Wally Gordon, who was for 12 years owner and editor of The Independent in Edgewood, began his career with three summer jobs at The New York Times while he was a student at Brown University. He spent a decade with the Baltimore Sun, including stints as national investigative reporter and Washington Bureau manager. He has freelanced or been a staff writer and editor for dozens of newspapers and magazines all over the United States.

Extensive travels have taken him to all 50 states and more than 60 foreign countries. He wrote a novel in Spain, edited a newspaper in American Samoa, served in the U.S. Army in Iran and taught for two years at a university in West Africa.

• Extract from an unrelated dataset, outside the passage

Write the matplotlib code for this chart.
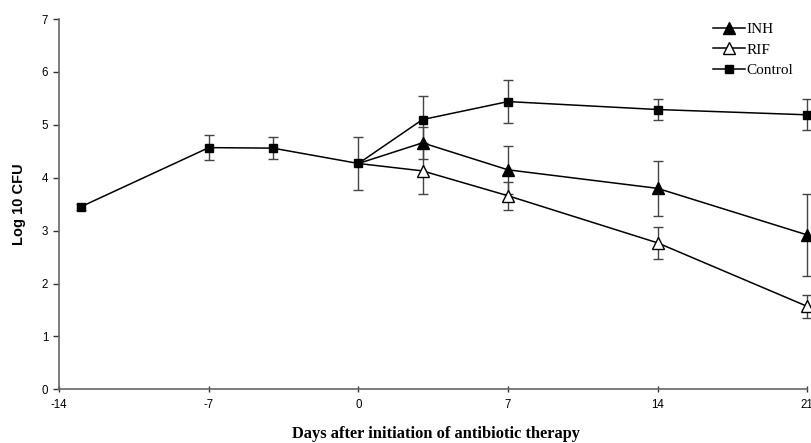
import matplotlib
matplotlib.use("Agg")
import matplotlib.pyplot as plt
from matplotlib.lines import Line2D

# Data
days_control = [-13, -7, -4, 0, 3, 7, 14, 21]
control = [3.45, 4.57, 4.56, 4.27, 5.10, 5.44, 5.29, 5.19]
control_err = [0.05, 0.23, 0.21, 0.50, 0.45, 0.40, 0.20, 0.29]

days_tx = [0, 3, 7, 14, 21]
inh = [4.27, 4.66, 4.15, 3.80, 2.92]
inh_err = [0.0, 0.30, 0.45, 0.52, 0.78]
rif = [4.27, 4.13, 3.66, 2.77, 1.57]
rif_err = [0.0, 0.43, 0.26, 0.30, 0.22]

xticks = [-14, -7, 0, 7, 14, 21]
yticks = [0, 1, 2, 3, 4, 5, 6, 7]

fig = plt.figure(figsize=(8.12, 4.43), dpi=100)
ax = fig.add_axes([0.073, 0.121, 0.921, 0.836])

ebkw = dict(ecolor="#444444", elinewidth=1.0, capsize=3.8, capthick=1.0, clip_on=False)

ax.errorbar(days_control, control, yerr=control_err, fmt="none", zorder=2, **ebkw)
ax.errorbar(days_tx[1:], inh[1:], yerr=inh_err[1:], fmt="none", zorder=2, **ebkw)
ax.errorbar(days_tx[1:], rif[1:], yerr=rif_err[1:], fmt="none", zorder=2, **ebkw)

ax.plot(days_control, control, color="black", lw=1.1, marker="s", ms=5.5,
        mfc="black", mec="black", clip_on=False, zorder=3)
ax.plot(days_tx, inh, color="black", lw=1.1, marker="^", ms=8,
        mfc="black", mec="black", clip_on=False, zorder=3, markevery=[1, 2, 3, 4])
ax.plot(days_tx, rif, color="black", lw=1.1, marker="^", ms=8,
        mfc="white", mec="black", clip_on=False, zorder=3, markevery=[1, 2, 3, 4])

ax.set_xlim(-14, 21)
ax.set_ylim(0, 7)
ax.set_xticks(xticks)
ax.set_xticklabels([str(t) for t in xticks])
ax.set_yticks(yticks)

for s in ["top", "right"]:
    ax.spines[s].set_visible(False)
for s in ["left", "bottom"]:
    ax.spines[s].set_color("#666666")
    ax.spines[s].set_linewidth(1.2)

ax.tick_params(axis="both", colors="#333333", labelcolor="black", length=4, width=1,
               labelsize=8.3)
ax.tick_params(axis="x", direction="inout", pad=5)
ax.tick_params(axis="y", direction="out", pad=4)
for lab in ax.get_xticklabels() + ax.get_yticklabels():
    lab.set_family("Liberation Sans")

ax.set_ylabel("Log 10 CFU", fontsize=10.5, fontweight="bold", family="Liberation Sans",
              labelpad=11)
fig.text(0.537, 0.012, "Days after initiation of antibiotic therapy", ha="center",
         va="baseline", fontsize=11.8, fontweight="bold", family="Liberation Serif")

handles = [
    Line2D([], [], color="black", lw=1.1, marker="^", ms=8, mfc="black", mec="black"),
    Line2D([], [], color="black", lw=1.1, marker="^", ms=8, mfc="white", mec="black"),
    Line2D([], [], color="black", lw=1.1, marker="s", ms=5.5, mfc="black", mec="black"),
]
leg = ax.legend(handles, ["INH", "RIF", "Control"], loc="upper left",
                bbox_to_anchor=(0.86, 1.02), frameon=False,
                prop={"family": "Liberation Serif", "size": 11},
                handlelength=2.1, handletextpad=0.1, labelspacing=0.45, borderpad=0.2)

fig.savefig("out.png", dpi=100)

He is the author of A Reporter's World: Passions, Places and People. The new nonfiction book is a collection of essays, columns, and magazine and newspaper stories published during his journalistic career spanning more than half a century. Many of the pieces were first published in The Independent or in other New Mexico newspapers and magazines. The book includes profiles of the famous, the infamous and the anonymous, travel and adventure yarns, and essays on the major issues and emotions of our times.

A native of Atlanta, he has lived in New Mexico since 1978 and in the East Mountains since 1990. He has been married for 28 years to Thelma Bowles, a native New Mexican who is a photographer and French teacher. They have one son, Sergei.